## Exercise details
Starting at the line that contains "Rebuild this chart" and stopping at the line that contains "const TEXT = '#595959';", return those lines exactly and nothing else. Both end lines count; pictures do not.

## Record set
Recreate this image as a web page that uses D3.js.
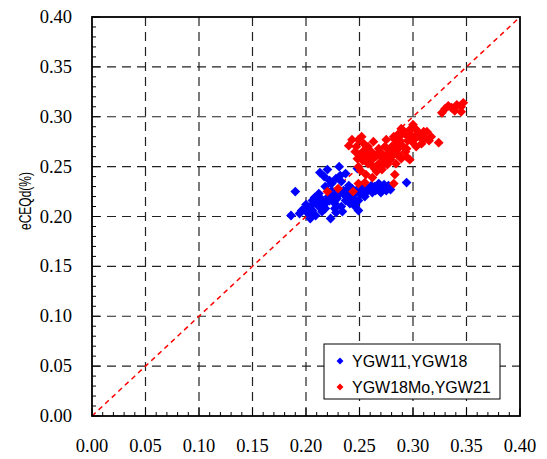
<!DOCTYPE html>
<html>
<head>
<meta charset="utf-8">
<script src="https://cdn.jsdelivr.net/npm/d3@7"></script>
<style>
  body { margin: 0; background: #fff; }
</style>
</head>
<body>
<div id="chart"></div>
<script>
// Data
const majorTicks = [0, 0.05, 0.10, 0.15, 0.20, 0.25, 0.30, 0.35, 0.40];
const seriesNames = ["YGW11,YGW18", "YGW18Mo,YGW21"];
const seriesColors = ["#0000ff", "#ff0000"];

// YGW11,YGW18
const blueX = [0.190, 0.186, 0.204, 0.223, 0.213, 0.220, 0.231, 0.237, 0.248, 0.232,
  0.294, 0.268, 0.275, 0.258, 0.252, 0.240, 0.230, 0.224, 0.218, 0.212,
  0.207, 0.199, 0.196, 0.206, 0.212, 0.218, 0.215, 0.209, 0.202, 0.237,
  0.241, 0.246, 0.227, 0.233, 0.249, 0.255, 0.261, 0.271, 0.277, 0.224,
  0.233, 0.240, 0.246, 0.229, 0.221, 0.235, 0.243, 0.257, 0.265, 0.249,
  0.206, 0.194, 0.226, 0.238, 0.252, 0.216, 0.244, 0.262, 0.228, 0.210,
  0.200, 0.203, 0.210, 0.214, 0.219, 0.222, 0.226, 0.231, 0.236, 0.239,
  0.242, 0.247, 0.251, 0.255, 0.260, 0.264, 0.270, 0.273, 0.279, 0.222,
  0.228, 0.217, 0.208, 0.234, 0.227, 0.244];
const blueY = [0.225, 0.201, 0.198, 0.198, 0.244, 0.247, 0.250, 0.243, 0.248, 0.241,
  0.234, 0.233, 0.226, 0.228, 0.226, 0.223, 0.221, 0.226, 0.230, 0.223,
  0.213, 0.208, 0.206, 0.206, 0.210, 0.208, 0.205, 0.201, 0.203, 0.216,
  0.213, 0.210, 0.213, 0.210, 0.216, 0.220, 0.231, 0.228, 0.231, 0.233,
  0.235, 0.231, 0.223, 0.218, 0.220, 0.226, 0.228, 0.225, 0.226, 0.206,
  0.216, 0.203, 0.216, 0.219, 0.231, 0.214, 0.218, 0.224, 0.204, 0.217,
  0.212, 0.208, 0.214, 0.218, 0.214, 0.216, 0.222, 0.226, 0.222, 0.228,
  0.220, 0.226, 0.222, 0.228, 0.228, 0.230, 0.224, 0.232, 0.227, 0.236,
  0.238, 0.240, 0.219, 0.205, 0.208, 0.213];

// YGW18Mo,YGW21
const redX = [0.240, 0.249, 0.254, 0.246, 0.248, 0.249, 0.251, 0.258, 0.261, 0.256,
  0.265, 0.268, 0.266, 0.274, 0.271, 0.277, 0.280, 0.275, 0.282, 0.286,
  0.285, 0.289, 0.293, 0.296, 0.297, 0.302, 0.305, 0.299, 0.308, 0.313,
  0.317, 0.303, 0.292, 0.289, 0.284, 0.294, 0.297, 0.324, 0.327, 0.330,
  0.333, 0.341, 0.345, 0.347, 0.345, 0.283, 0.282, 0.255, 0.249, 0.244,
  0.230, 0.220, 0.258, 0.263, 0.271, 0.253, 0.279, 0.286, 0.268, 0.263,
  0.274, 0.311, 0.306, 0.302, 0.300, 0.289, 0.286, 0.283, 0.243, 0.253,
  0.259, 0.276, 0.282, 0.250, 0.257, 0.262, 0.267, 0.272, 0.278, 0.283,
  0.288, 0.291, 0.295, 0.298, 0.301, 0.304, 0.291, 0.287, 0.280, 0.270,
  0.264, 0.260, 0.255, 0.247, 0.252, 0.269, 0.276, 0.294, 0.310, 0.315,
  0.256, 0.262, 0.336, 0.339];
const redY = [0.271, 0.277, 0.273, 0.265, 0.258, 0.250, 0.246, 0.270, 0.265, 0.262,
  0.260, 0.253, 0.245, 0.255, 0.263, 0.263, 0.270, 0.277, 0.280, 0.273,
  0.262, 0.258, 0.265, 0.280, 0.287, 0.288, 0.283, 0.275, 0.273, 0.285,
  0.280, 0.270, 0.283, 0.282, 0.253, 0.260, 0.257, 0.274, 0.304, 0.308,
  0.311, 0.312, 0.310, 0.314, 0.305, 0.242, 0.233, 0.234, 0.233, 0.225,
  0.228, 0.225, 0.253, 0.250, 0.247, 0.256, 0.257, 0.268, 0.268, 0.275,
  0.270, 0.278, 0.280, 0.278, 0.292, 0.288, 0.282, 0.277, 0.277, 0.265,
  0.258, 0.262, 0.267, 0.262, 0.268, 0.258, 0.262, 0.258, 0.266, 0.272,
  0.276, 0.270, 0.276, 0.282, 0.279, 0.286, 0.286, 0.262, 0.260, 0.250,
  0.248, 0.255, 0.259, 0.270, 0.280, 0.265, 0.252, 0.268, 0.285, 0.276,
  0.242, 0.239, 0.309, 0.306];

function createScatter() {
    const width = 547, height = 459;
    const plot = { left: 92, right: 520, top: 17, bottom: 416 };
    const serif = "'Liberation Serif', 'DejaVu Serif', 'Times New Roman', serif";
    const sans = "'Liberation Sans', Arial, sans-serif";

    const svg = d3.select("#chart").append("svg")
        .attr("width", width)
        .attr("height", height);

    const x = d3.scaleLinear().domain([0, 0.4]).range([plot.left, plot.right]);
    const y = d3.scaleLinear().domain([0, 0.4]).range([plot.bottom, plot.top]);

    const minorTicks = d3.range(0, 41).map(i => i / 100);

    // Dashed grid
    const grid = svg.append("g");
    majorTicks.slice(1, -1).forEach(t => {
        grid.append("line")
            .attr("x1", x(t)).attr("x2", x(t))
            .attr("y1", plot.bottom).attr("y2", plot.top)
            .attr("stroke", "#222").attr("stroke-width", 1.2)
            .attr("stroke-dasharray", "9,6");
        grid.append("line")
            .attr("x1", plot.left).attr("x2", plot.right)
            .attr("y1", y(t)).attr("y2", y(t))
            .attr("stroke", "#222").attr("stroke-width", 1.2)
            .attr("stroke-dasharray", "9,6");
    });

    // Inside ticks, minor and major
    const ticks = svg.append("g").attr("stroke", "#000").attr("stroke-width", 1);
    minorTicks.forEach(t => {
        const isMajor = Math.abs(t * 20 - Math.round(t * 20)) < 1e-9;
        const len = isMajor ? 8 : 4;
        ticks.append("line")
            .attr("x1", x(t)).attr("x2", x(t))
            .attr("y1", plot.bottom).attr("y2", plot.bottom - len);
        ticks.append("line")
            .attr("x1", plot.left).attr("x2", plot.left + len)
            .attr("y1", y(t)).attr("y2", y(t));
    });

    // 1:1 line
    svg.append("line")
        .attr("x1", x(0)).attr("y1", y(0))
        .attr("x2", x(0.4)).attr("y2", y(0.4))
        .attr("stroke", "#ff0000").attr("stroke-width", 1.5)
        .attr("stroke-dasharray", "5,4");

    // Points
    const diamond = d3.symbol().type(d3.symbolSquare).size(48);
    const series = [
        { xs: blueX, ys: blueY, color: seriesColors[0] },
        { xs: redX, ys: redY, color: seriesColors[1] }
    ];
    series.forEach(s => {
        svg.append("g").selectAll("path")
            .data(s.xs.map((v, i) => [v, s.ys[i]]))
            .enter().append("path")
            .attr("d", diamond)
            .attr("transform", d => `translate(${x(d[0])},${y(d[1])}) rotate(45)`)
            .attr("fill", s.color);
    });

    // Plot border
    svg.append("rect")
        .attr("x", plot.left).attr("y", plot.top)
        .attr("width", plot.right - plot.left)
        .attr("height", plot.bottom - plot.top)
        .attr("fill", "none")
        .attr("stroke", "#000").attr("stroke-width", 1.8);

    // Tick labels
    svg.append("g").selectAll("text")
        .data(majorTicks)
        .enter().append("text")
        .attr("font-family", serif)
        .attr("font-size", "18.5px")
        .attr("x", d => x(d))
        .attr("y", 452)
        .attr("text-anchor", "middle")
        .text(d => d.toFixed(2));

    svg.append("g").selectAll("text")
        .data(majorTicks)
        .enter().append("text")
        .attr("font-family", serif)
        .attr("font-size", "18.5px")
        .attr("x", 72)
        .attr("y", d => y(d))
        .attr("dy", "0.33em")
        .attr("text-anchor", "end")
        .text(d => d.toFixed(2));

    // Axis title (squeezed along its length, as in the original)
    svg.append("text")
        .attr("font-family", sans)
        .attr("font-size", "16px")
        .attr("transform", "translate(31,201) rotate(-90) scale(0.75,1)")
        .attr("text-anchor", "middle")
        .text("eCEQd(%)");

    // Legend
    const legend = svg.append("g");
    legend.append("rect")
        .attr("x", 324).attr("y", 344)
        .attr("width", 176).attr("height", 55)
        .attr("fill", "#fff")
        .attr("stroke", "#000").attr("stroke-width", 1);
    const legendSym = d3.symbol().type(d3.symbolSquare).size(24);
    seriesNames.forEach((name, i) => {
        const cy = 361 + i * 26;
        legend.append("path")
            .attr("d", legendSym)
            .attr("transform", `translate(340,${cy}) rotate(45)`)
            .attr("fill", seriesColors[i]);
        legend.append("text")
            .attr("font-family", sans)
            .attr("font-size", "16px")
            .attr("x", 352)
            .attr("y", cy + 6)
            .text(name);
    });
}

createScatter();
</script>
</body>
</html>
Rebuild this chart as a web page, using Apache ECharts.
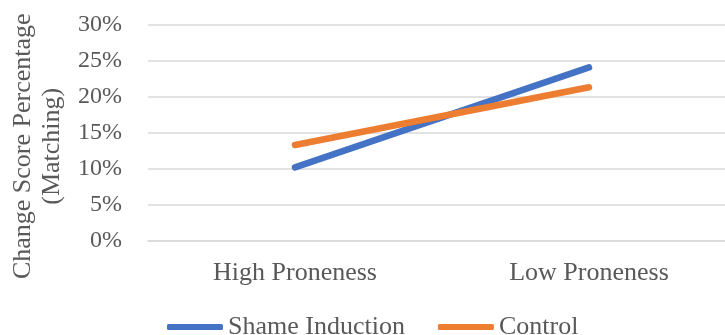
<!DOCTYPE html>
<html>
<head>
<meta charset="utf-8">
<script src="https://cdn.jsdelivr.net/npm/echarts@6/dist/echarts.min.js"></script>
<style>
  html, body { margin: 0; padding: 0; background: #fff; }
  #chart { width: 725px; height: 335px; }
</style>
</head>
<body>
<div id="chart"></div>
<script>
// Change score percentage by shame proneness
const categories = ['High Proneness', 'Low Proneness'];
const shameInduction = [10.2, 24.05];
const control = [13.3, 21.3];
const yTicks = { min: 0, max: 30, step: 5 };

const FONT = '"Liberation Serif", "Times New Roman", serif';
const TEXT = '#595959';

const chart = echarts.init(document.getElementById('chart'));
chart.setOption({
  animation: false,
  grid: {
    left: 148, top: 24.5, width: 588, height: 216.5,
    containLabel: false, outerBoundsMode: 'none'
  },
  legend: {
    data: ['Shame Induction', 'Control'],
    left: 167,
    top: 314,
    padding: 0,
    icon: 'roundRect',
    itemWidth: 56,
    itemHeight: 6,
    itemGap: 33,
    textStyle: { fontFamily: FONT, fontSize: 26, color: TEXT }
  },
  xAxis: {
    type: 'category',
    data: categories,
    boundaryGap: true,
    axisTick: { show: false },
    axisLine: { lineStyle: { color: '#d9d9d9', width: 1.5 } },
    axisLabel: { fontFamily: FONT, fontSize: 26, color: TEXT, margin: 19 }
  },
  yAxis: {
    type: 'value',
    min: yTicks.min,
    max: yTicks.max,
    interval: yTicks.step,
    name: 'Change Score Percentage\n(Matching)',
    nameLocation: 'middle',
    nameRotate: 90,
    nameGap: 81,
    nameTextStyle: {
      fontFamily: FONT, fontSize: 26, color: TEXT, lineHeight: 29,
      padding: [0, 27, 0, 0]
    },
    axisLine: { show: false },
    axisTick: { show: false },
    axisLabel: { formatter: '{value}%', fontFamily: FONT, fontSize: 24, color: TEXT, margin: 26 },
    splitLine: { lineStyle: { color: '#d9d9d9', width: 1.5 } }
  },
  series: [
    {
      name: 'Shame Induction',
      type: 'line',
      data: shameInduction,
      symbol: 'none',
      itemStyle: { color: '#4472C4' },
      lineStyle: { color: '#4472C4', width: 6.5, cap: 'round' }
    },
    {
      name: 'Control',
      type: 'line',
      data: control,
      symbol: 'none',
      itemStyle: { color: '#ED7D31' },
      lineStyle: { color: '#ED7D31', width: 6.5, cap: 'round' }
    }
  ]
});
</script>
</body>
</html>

## Solution to this exercise
Rebuild this chart as a web page, using Apache ECharts.
<!DOCTYPE html>
<html>
<head>
<meta charset="utf-8">
<script src="https://cdn.jsdelivr.net/npm/echarts@6/dist/echarts.min.js"></script>
<style>
  html, body { margin: 0; padding: 0; background: #fff; }
  #chart { width: 725px; height: 335px; }
</style>
</head>
<body>
<div id="chart"></div>
<script>
// Change score percentage by shame proneness
const categories = ['High Proneness', 'Low Proneness'];
const shameInduction = [10.2, 24.05];
const control = [13.3, 21.3];
const yTicks = { min: 0, max: 30, step: 5 };

const FONT = '"Liberation Serif", "Times New Roman", serif';
const TEXT = '#595959';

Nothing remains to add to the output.